=== RECORDED DATA ===

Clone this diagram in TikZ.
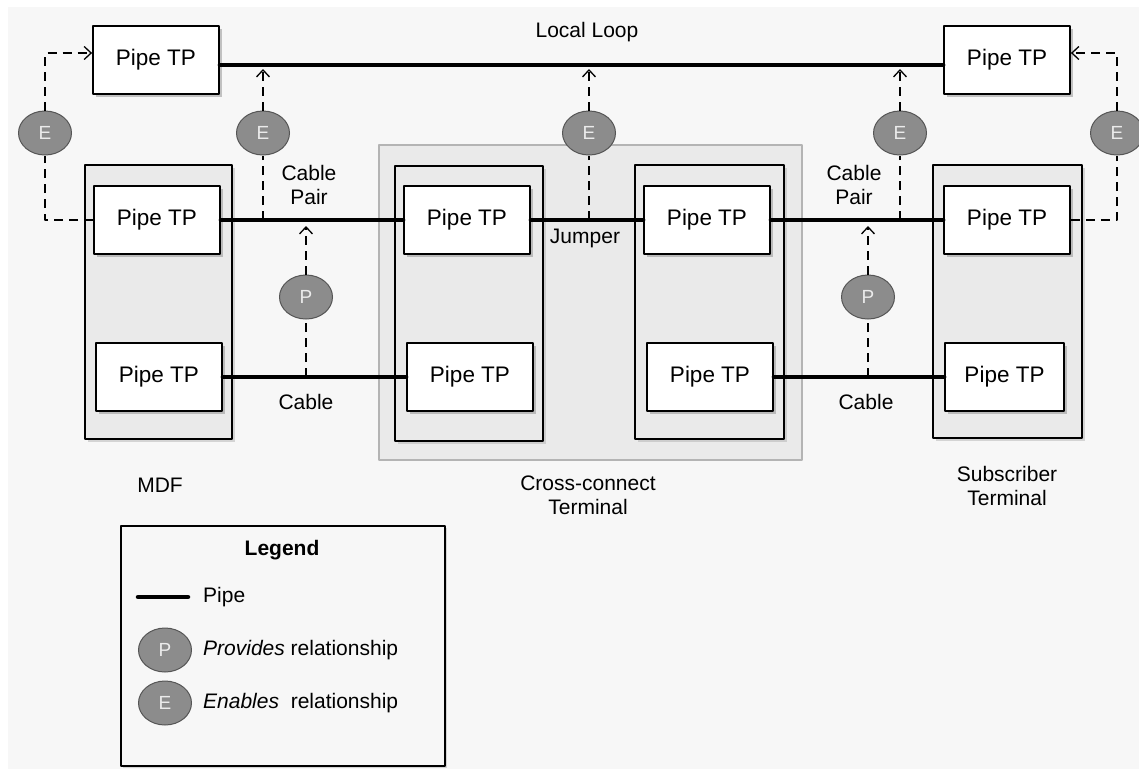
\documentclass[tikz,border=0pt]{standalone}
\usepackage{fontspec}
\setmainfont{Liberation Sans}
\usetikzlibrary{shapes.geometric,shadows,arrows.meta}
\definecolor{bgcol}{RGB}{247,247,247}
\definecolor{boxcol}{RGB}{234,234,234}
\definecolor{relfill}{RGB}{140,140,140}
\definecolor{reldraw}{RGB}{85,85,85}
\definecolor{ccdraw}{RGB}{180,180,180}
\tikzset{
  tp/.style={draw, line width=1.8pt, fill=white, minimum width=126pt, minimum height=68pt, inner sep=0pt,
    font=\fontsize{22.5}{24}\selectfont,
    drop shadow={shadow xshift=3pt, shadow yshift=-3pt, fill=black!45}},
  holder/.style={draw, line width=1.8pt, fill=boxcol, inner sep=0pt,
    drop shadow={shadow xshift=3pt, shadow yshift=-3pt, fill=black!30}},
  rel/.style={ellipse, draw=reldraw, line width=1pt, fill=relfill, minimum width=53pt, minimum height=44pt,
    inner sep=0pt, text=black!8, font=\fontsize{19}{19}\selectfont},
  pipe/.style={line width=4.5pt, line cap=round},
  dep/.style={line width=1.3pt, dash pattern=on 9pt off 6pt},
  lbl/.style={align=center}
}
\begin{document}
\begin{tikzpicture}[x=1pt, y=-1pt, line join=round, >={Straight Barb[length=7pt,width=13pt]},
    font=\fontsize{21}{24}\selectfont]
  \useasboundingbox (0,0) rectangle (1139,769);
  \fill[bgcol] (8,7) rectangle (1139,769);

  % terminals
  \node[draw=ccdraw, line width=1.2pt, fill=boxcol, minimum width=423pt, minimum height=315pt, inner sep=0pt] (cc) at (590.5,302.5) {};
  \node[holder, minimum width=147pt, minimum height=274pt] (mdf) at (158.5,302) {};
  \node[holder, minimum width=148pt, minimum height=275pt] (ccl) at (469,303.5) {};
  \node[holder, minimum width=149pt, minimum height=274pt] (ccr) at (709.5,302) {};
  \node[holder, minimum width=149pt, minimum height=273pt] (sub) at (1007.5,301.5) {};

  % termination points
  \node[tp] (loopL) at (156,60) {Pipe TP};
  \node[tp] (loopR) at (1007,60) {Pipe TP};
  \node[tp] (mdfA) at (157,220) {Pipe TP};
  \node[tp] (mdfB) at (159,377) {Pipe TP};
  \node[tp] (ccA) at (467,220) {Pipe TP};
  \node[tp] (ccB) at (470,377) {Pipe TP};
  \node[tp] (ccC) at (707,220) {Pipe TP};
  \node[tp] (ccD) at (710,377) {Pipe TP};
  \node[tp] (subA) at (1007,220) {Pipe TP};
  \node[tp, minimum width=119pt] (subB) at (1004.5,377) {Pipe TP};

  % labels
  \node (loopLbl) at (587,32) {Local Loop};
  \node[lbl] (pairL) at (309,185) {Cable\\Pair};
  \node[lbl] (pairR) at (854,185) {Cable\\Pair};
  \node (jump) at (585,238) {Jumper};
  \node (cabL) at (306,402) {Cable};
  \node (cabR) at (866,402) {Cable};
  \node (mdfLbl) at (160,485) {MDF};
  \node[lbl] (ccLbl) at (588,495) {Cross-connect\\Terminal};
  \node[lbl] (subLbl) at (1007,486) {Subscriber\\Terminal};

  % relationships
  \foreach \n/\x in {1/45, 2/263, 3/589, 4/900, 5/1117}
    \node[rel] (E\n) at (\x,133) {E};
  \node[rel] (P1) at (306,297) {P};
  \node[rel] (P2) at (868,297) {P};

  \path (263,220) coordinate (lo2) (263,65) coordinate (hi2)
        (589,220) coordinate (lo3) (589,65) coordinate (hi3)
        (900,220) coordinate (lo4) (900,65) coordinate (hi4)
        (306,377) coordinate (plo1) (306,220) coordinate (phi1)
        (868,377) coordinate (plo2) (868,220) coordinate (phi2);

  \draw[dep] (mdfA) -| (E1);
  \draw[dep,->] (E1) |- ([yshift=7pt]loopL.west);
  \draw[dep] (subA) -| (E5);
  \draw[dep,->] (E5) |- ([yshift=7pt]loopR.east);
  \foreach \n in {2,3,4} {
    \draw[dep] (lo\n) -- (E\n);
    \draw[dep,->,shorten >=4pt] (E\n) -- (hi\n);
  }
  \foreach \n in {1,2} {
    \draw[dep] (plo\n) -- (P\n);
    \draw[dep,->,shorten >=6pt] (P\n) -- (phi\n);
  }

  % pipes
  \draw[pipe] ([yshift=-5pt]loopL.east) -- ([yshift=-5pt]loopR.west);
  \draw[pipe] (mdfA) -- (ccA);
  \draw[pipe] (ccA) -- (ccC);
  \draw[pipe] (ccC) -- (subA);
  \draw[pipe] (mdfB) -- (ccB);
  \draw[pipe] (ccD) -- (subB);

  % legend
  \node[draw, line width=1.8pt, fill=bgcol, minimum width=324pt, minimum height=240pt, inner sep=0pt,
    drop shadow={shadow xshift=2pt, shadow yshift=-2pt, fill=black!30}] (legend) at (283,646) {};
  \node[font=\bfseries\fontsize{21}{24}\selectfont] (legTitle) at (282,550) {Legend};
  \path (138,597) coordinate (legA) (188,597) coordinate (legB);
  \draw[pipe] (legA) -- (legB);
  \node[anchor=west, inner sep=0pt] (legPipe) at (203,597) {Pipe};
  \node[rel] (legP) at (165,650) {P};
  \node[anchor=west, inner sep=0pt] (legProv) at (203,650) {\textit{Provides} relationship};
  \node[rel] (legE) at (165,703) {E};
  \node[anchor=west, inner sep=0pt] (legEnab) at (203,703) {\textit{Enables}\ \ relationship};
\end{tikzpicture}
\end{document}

===

*WRITTEN PROBLEM*. Retype the whole listing, keeping every line identical and omitting all pictures.

*CORRECT RESPONSE*.
Clone this diagram in TikZ.
\documentclass[tikz,border=0pt]{standalone}
\usepackage{fontspec}
\setmainfont{Liberation Sans}
\usetikzlibrary{shapes.geometric,shadows,arrows.meta}
\definecolor{bgcol}{RGB}{247,247,247}
\definecolor{boxcol}{RGB}{234,234,234}
\definecolor{relfill}{RGB}{140,140,140}
\definecolor{reldraw}{RGB}{85,85,85}
\definecolor{ccdraw}{RGB}{180,180,180}
\tikzset{
  tp/.style={draw, line width=1.8pt, fill=white, minimum width=126pt, minimum height=68pt, inner sep=0pt,
    font=\fontsize{22.5}{24}\selectfont,
    drop shadow={shadow xshift=3pt, shadow yshift=-3pt, fill=black!45}},
  holder/.style={draw, line width=1.8pt, fill=boxcol, inner sep=0pt,
    drop shadow={shadow xshift=3pt, shadow yshift=-3pt, fill=black!30}},
  rel/.style={ellipse, draw=reldraw, line width=1pt, fill=relfill, minimum width=53pt, minimum height=44pt,
    inner sep=0pt, text=black!8, font=\fontsize{19}{19}\selectfont},
  pipe/.style={line width=4.5pt, line cap=round},
  dep/.style={line width=1.3pt, dash pattern=on 9pt off 6pt},
  lbl/.style={align=center}
}
\begin{document}
\begin{tikzpicture}[x=1pt, y=-1pt, line join=round, >={Straight Barb[length=7pt,width=13pt]},
    font=\fontsize{21}{24}\selectfont]
  \useasboundingbox (0,0) rectangle (1139,769);
  \fill[bgcol] (8,7) rectangle (1139,769);

  % terminals
  \node[draw=ccdraw, line width=1.2pt, fill=boxcol, minimum width=423pt, minimum height=315pt, inner sep=0pt] (cc) at (590.5,302.5) {};
  \node[holder, minimum width=147pt, minimum height=274pt] (mdf) at (158.5,302) {};
  \node[holder, minimum width=148pt, minimum height=275pt] (ccl) at (469,303.5) {};
  \node[holder, minimum width=149pt, minimum height=274pt] (ccr) at (709.5,302) {};
  \node[holder, minimum width=149pt, minimum height=273pt] (sub) at (1007.5,301.5) {};

  % termination points
  \node[tp] (loopL) at (156,60) {Pipe TP};
  \node[tp] (loopR) at (1007,60) {Pipe TP};
  \node[tp] (mdfA) at (157,220) {Pipe TP};
  \node[tp] (mdfB) at (159,377) {Pipe TP};
  \node[tp] (ccA) at (467,220) {Pipe TP};
  \node[tp] (ccB) at (470,377) {Pipe TP};
  \node[tp] (ccC) at (707,220) {Pipe TP};
  \node[tp] (ccD) at (710,377) {Pipe TP};
  \node[tp] (subA) at (1007,220) {Pipe TP};
  \node[tp, minimum width=119pt] (subB) at (1004.5,377) {Pipe TP};

  % labels
  \node (loopLbl) at (587,32) {Local Loop};
  \node[lbl] (pairL) at (309,185) {Cable\\Pair};
  \node[lbl] (pairR) at (854,185) {Cable\\Pair};
  \node (jump) at (585,238) {Jumper};
  \node (cabL) at (306,402) {Cable};
  \node (cabR) at (866,402) {Cable};
  \node (mdfLbl) at (160,485) {MDF};
  \node[lbl] (ccLbl) at (588,495) {Cross-connect\\Terminal};
  \node[lbl] (subLbl) at (1007,486) {Subscriber\\Terminal};

  % relationships
  \foreach \n/\x in {1/45, 2/263, 3/589, 4/900, 5/1117}
    \node[rel] (E\n) at (\x,133) {E};
  \node[rel] (P1) at (306,297) {P};
  \node[rel] (P2) at (868,297) {P};

  \path (263,220) coordinate (lo2) (263,65) coordinate (hi2)
        (589,220) coordinate (lo3) (589,65) coordinate (hi3)
        (900,220) coordinate (lo4) (900,65) coordinate (hi4)
        (306,377) coordinate (plo1) (306,220) coordinate (phi1)
        (868,377) coordinate (plo2) (868,220) coordinate (phi2);

  \draw[dep] (mdfA) -| (E1);
  \draw[dep,->] (E1) |- ([yshift=7pt]loopL.west);
  \draw[dep] (subA) -| (E5);
  \draw[dep,->] (E5) |- ([yshift=7pt]loopR.east);
  \foreach \n in {2,3,4} {
    \draw[dep] (lo\n) -- (E\n);
    \draw[dep,->,shorten >=4pt] (E\n) -- (hi\n);
  }
  \foreach \n in {1,2} {
    \draw[dep] (plo\n) -- (P\n);
    \draw[dep,->,shorten >=6pt] (P\n) -- (phi\n);
  }

  % pipes
  \draw[pipe] ([yshift=-5pt]loopL.east) -- ([yshift=-5pt]loopR.west);
  \draw[pipe] (mdfA) -- (ccA);
  \draw[pipe] (ccA) -- (ccC);
  \draw[pipe] (ccC) -- (subA);
  \draw[pipe] (mdfB) -- (ccB);
  \draw[pipe] (ccD) -- (subB);

  % legend
  \node[draw, line width=1.8pt, fill=bgcol, minimum width=324pt, minimum height=240pt, inner sep=0pt,
    drop shadow={shadow xshift=2pt, shadow yshift=-2pt, fill=black!30}] (legend) at (283,646) {};
  \node[font=\bfseries\fontsize{21}{24}\selectfont] (legTitle) at (282,550) {Legend};
  \path (138,597) coordinate (legA) (188,597) coordinate (legB);
  \draw[pipe] (legA) -- (legB);
  \node[anchor=west, inner sep=0pt] (legPipe) at (203,597) {Pipe};
  \node[rel] (legP) at (165,650) {P};
  \node[anchor=west, inner sep=0pt] (legProv) at (203,650) {\textit{Provides} relationship};
  \node[rel] (legE) at (165,703) {E};
  \node[anchor=west, inner sep=0pt] (legEnab) at (203,703) {\textit{Enables}\ \ relationship};
\end{tikzpicture}
\end{document}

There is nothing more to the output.